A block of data

#####

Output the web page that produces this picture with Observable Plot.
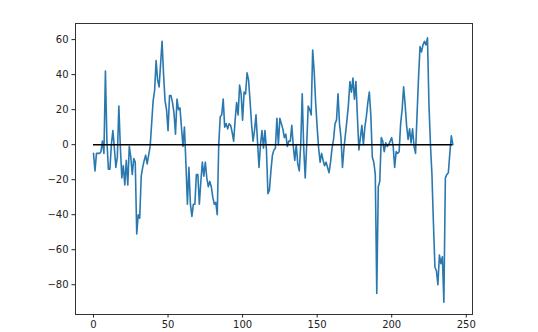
<!DOCTYPE html>
<html>
<head>
<meta charset="utf-8">
<script src="https://cdn.jsdelivr.net/npm/d3@7"></script>
<script src="https://cdn.jsdelivr.net/npm/@observablehq/plot@0.6"></script>
<style>
  html, body { margin: 0; padding: 0; background: #fff; }
  #chart { width: 538px; height: 332px; }
</style>
</head>
<body>
<div id="chart"></div>
<script>
// Series values (index 0..N-1)
const values = [
  -5, -15, -5, -5, -5, -4, 2, -5, 42, 2,
  -14, -14, 0, 8, -2, -13, -7, 22, -1, -19,
  -12, -23, -9, -23, -1, -7, -17, -8, -10, -51,
  -40, -42, -18, -13, -9, -6, -11, -6, -1, 12,
  25, 31, 48, 37, 33, 46, 59, 40, 25, 20,
  8, 28, 28, 24, 18, 6, 26, 20, 21, 10,
  -1, 10, -11, -34, -13, -34, -41, -34, -34, -17,
  -17, -34, -21, -10, -18, -10, -19, -24, -21, -24,
  -30, -34, -33, -40, 0, 16, 17, 26, 10, 12,
  9, 12, 11, 7, 2, 14, 24, 17, 34, 29,
  14, 30, 29, 41, 37, 25, 12, 2, 8, 17,
  2, -13, 0, 8, -2, 8, -3, -28, -26, -15,
  -6, -3, -2, 15, 0, 15, 12, 9, 4, 6,
  -1, 2, 2, 11, -1, -9, 0, -11, -15, 0,
  29, -2, -19, 0, 22, 20, 17, 54, 42, 24,
  10, -2, -10, -5, -9, -12, -10, -13, -16, -10,
  -2, 3, 12, 14, 29, 12, 4, -13, -2, 6,
  14, 23, 36, 30, 38, 26, 36, 16, -3, 4,
  11, 0, 10, 16, 24, 30, 17, -7, -10, -17,
  -85, -24, -21, 4, 2, -4, 1, -1, 0, 2,
  4, -1, -13, -4, -5, -4, 12, 20, 33, 23,
  11, 3, 9, 1, 9, -1, -5, 17, 38, 56,
  53, 57, 59, 57, 61, 23, 0, -17, -45, -70,
  -72, -80, -63, -68, -64, -90, -19, -17, -16, -5,
  5, 0
];
const xTicks = [0, 50, 100, 150, 200, 250];
const yTicks = [-80, -60, -40, -20, 0, 20, 40, 60];
const zeroLevel = [0];

const series = values.map((v, i) => ({i, v}));
const fmt = d => (d < 0 ? "\u2212" + Math.abs(d) : String(d));

const chart = Plot.plot({
  width: 538,
  height: 332,
  marginLeft: 75,
  marginRight: 66,
  marginTop: 23,
  marginBottom: 18,
  style: {fontFamily: "DejaVu Sans", fontSize: "10px", color: "#222", background: "#fff"},
  x: {domain: [-12.07, 254.2]},
  y: {domain: [-97, 69.2]},
  marks: [
    Plot.lineY(series, {x: "i", y: "v", stroke: "#2a78b0", strokeWidth: 1.6}),
    Plot.ruleY(zeroLevel, {x1: 0, x2: values.length - 1, stroke: "#000", strokeWidth: 1.5}),
    Plot.frame({stroke: "#333", strokeWidth: 1}),
    Plot.axisX({ticks: xTicks, tickSize: 3.5, tickPadding: 3, label: null, tickFormat: fmt, fontSize: 10}),
    Plot.axisY({ticks: yTicks, tickSize: 3.5, tickPadding: 3.5, label: null, tickFormat: fmt, fontSize: 10})
  ]
});
document.getElementById("chart").appendChild(chart);
</script>
</body>
</html>
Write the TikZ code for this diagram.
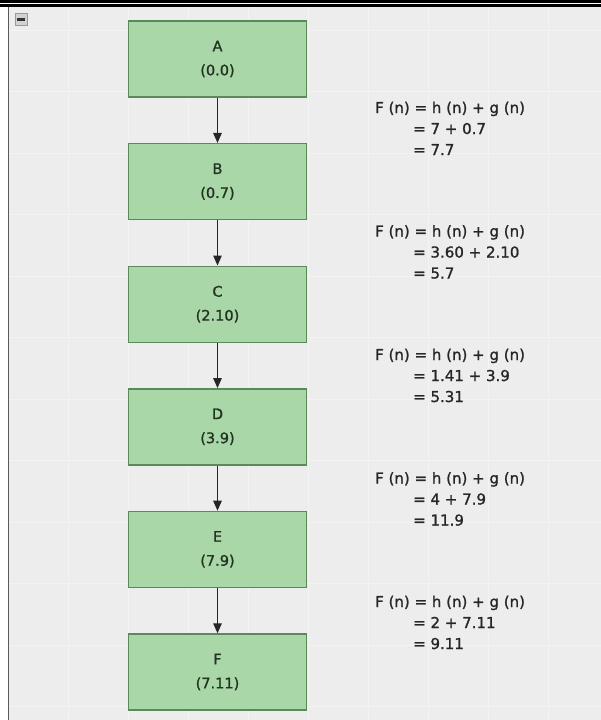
\documentclass[tikz,border=0pt]{standalone}
\usepackage{fontspec}
\setmainfont{DejaVu Sans}
\newfontfamily\labelfont[FakeBold=1.2]{DejaVu Sans}
\usetikzlibrary{arrows.meta}
\definecolor{canvas}{HTML}{EDEDED}
\definecolor{gridline}{HTML}{F3F3F3}
\definecolor{boxfill}{HTML}{A9D7A7}
\definecolor{boxline}{HTML}{5A8A5A}
\definecolor{boxtext}{HTML}{223322}
\definecolor{ink}{HTML}{262626}
\tikzset{
  statebox/.style={draw=boxline, line width=1.4pt, fill=boxfill,
    minimum width=178pt, minimum height=76pt, inner sep=0pt,
    align=center, text=boxtext, font=\labelfont\fontsize{14.5}{24}\selectfont},
  eqtext/.style={anchor=base west, inner sep=0pt, text=ink,
    font=\labelfont\fontsize{15}{17}\selectfont},
  link/.style={draw=ink, line width=1.2pt,
    -{Triangle[length=10pt,width=8.5pt]}}
}
\begin{document}
\begin{tikzpicture}[x=1pt,y=-1pt]
\useasboundingbox (0,0) rectangle (601,720);
% canvas and its faint grid
\fill[white] (0,0) rectangle (601,720);
\fill[canvas] (9,7) rectangle (601,720);
\foreach \gx in {68,128,...,600} \draw[gridline, line width=1pt] (\gx,7) -- (\gx,720);
\foreach \gy in {30,91.5,...,720} \draw[gridline, line width=1pt] (9,\gy) -- (601,\gy);
% window frame
\fill[black] (0,0) rectangle (601,3.3);
\fill[black] (0,4.3) rectangle (601,6.7);
\draw[gray!70!black, line width=1.6pt] (8.3,6.7) -- (8.3,720);
% collapse button
\draw[gray!80, fill=gray!35, line width=0.8pt] (15,13) rectangle (27,25);
\fill[gray!40!black] (17,18) rectangle (25,20.5);
% search tree chain
\foreach \n/\lbl/\v [count=\i from 0] in {A/A/0.0,B/B/0.7,C/C/2.10,D/D/3.9,E/E/7.9,F/F/7.11}
  \node[statebox] (\n) at (217.5,{59+122.6*\i}) {\lbl\\(\v)};
\foreach \p/\q in {A/B,B/C,C/D,D/E,E/F}
  \draw[link] (\p) -- (\q);
% evaluation of F(n) beside each step
\foreach \h/\s [count=\i from 0] in {7 + 0.7/7.7, 3.60 + 2.10/5.7, 1.41 + 3.9/5.31, 4 + 7.9/11.9, 2 + 7.11/9.11}{
  \node[eqtext] (f\i) at (375,{113+123.5*\i}) {F (n) = h (n) + g (n)};
  \node[eqtext] (h\i) at (413,{134+123.5*\i}) {= \h};
  \node[eqtext] (s\i) at (413,{155+123.5*\i}) {= \s};
}
\end{tikzpicture}
\end{document}
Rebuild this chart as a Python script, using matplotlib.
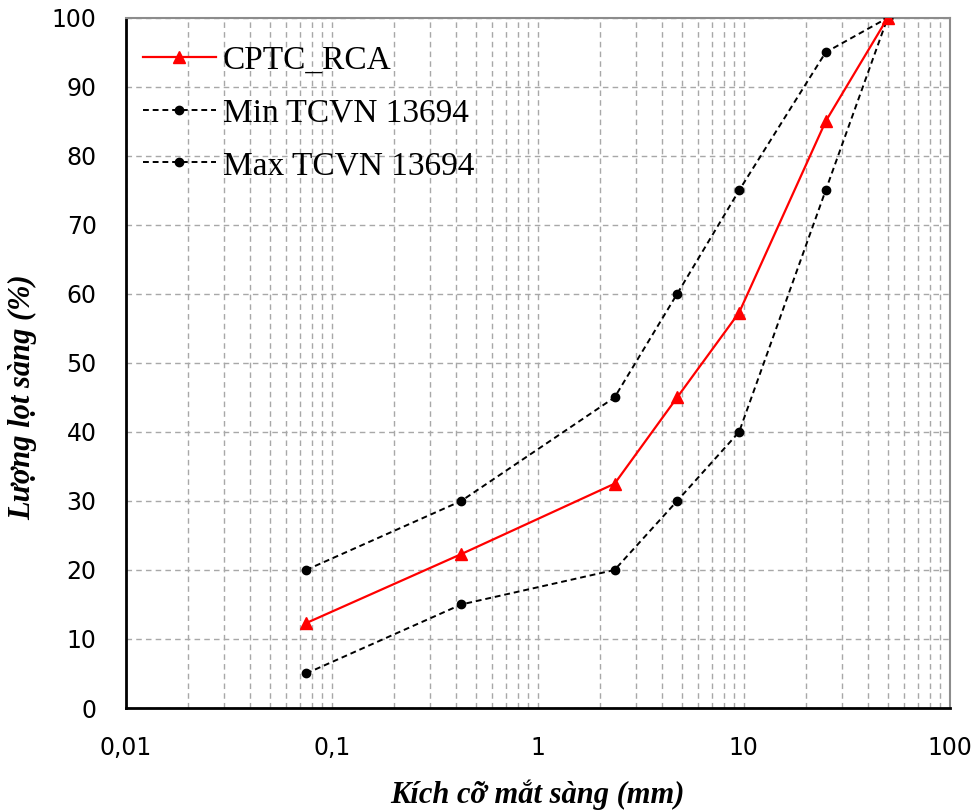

#####

Given task
Copy out each line word for word, please, skipping the images.

The output
Output the web page that produces this picture with Observable Plot.
<!DOCTYPE html>
<html>
<head>
<meta charset="utf-8">
<script src="https://cdn.jsdelivr.net/npm/d3@7"></script>
<script src="https://cdn.jsdelivr.net/npm/@observablehq/plot@0.6"></script>
<style>
  html, body { margin: 0; padding: 0; background: #fff; }
  #chart { width: 538px; height: 332px; }
</style>
</head>
<body>
<div id="chart"></div>
<script>
// Series values (index 0..N-1)
const values = [
  -5, -15, -5, -5, -5, -4, 2, -5, 42, 2,
  -14, -14, 0, 8, -2, -13, -7, 22, -1, -19,
  -12, -23, -9, -23, -1, -7, -17, -8, -10, -51,
  -40, -42, -18, -13, -9, -6, -11, -6, -1, 12,
  25, 31, 48, 37, 33, 46, 59, 40, 25, 20,
  8, 28, 28, 24, 18, 6, 26, 20, 21, 10,
  -1, 10, -11, -34, -13, -34, -41, -34, -34, -17,
  -17, -34, -21, -10, -18, -10, -19, -24, -21, -24,
  -30, -34, -33, -40, 0, 16, 17, 26, 10, 12,
  9, 12, 11, 7, 2, 14, 24, 17, 34, 29,
  14, 30, 29, 41, 37, 25, 12, 2, 8, 17,
  2, -13, 0, 8, -2, 8, -3, -28, -26, -15,
  -6, -3, -2, 15, 0, 15, 12, 9, 4, 6,
  -1, 2, 2, 11, -1, -9, 0, -11, -15, 0,
  29, -2, -19, 0, 22, 20, 17, 54, 42, 24,
  10, -2, -10, -5, -9, -12, -10, -13, -16, -10,
  -2, 3, 12, 14, 29, 12, 4, -13, -2, 6,
  14, 23, 36, 30, 38, 26, 36, 16, -3, 4,
  11, 0, 10, 16, 24, 30, 17, -7, -10, -17,
  -85, -24, -21, 4, 2, -4, 1, -1, 0, 2,
  4, -1, -13, -4, -5, -4, 12, 20, 33, 23,
  11, 3, 9, 1, 9, -1, -5, 17, 38, 56,
  53, 57, 59, 57, 61, 23, 0, -17, -45, -70,
  -72, -80, -63, -68, -64, -90, -19, -17, -16, -5,
  5, 0
];
const xTicks = [0, 50, 100, 150, 200, 250];
const yTicks = [-80, -60, -40, -20, 0, 20, 40, 60];
const zeroLevel = [0];

const series = values.map((v, i) => ({i, v}));
const fmt = d => (d < 0 ? "\u2212" + Math.abs(d) : String(d));

const chart = Plot.plot({
  width: 538,
  height: 332,
  marginLeft: 75,
  marginRight: 66,
  marginTop: 23,
  marginBottom: 18,
  style: {fontFamily: "DejaVu Sans", fontSize: "10px", color: "#222", background: "#fff"},
  x: {domain: [-12.07, 254.2]},
  y: {domain: [-97, 69.2]},
  marks: [
    Plot.lineY(series, {x: "i", y: "v", stroke: "#2a78b0", strokeWidth: 1.6}),
    Plot.ruleY(zeroLevel, {x1: 0, x2: values.length - 1, stroke: "#000", strokeWidth: 1.5}),
    Plot.frame({stroke: "#333", strokeWidth: 1}),
    Plot.axisX({ticks: xTicks, tickSize: 3.5, tickPadding: 3, label: null, tickFormat: fmt, fontSize: 10}),
    Plot.axisY({ticks: yTicks, tickSize: 3.5, tickPadding: 3.5, label: null, tickFormat: fmt, fontSize: 10})
  ]
});
document.getElementById("chart").appendChild(chart);
</script>
</body>
</html>
Write the TikZ code for this diagram.
\documentclass[tikz,border=0pt]{standalone}
\usepackage{fontspec}
\setmainfont{DejaVu Sans}
\newfontfamily\labelfont[FakeBold=1.2]{DejaVu Sans}
\usetikzlibrary{arrows.meta}
\definecolor{canvas}{HTML}{EDEDED}
\definecolor{gridline}{HTML}{F3F3F3}
\definecolor{boxfill}{HTML}{A9D7A7}
\definecolor{boxline}{HTML}{5A8A5A}
\definecolor{boxtext}{HTML}{223322}
\definecolor{ink}{HTML}{262626}
\tikzset{
  statebox/.style={draw=boxline, line width=1.4pt, fill=boxfill,
    minimum width=178pt, minimum height=76pt, inner sep=0pt,
    align=center, text=boxtext, font=\labelfont\fontsize{14.5}{24}\selectfont},
  eqtext/.style={anchor=base west, inner sep=0pt, text=ink,
    font=\labelfont\fontsize{15}{17}\selectfont},
  link/.style={draw=ink, line width=1.2pt,
    -{Triangle[length=10pt,width=8.5pt]}}
}
\begin{document}
\begin{tikzpicture}[x=1pt,y=-1pt]
\useasboundingbox (0,0) rectangle (601,720);
% canvas and its faint grid
\fill[white] (0,0) rectangle (601,720);
\fill[canvas] (9,7) rectangle (601,720);
\foreach \gx in {68,128,...,600} \draw[gridline, line width=1pt] (\gx,7) -- (\gx,720);
\foreach \gy in {30,91.5,...,720} \draw[gridline, line width=1pt] (9,\gy) -- (601,\gy);
% window frame
\fill[black] (0,0) rectangle (601,3.3);
\fill[black] (0,4.3) rectangle (601,6.7);
\draw[gray!70!black, line width=1.6pt] (8.3,6.7) -- (8.3,720);
% collapse button
\draw[gray!80, fill=gray!35, line width=0.8pt] (15,13) rectangle (27,25);
\fill[gray!40!black] (17,18) rectangle (25,20.5);
% search tree chain
\foreach \n/\lbl/\v [count=\i from 0] in {A/A/0.0,B/B/0.7,C/C/2.10,D/D/3.9,E/E/7.9,F/F/7.11}
  \node[statebox] (\n) at (217.5,{59+122.6*\i}) {\lbl\\(\v)};
\foreach \p/\q in {A/B,B/C,C/D,D/E,E/F}
  \draw[link] (\p) -- (\q);
% evaluation of F(n) beside each step
\foreach \h/\s [count=\i from 0] in {7 + 0.7/7.7, 3.60 + 2.10/5.7, 1.41 + 3.9/5.31, 4 + 7.9/11.9, 2 + 7.11/9.11}{
  \node[eqtext] (f\i) at (375,{113+123.5*\i}) {F (n) = h (n) + g (n)};
  \node[eqtext] (h\i) at (413,{134+123.5*\i}) {= \h};
  \node[eqtext] (s\i) at (413,{155+123.5*\i}) {= \s};
}
\end{tikzpicture}
\end{document}
Rebuild this chart as a Python script, using matplotlib.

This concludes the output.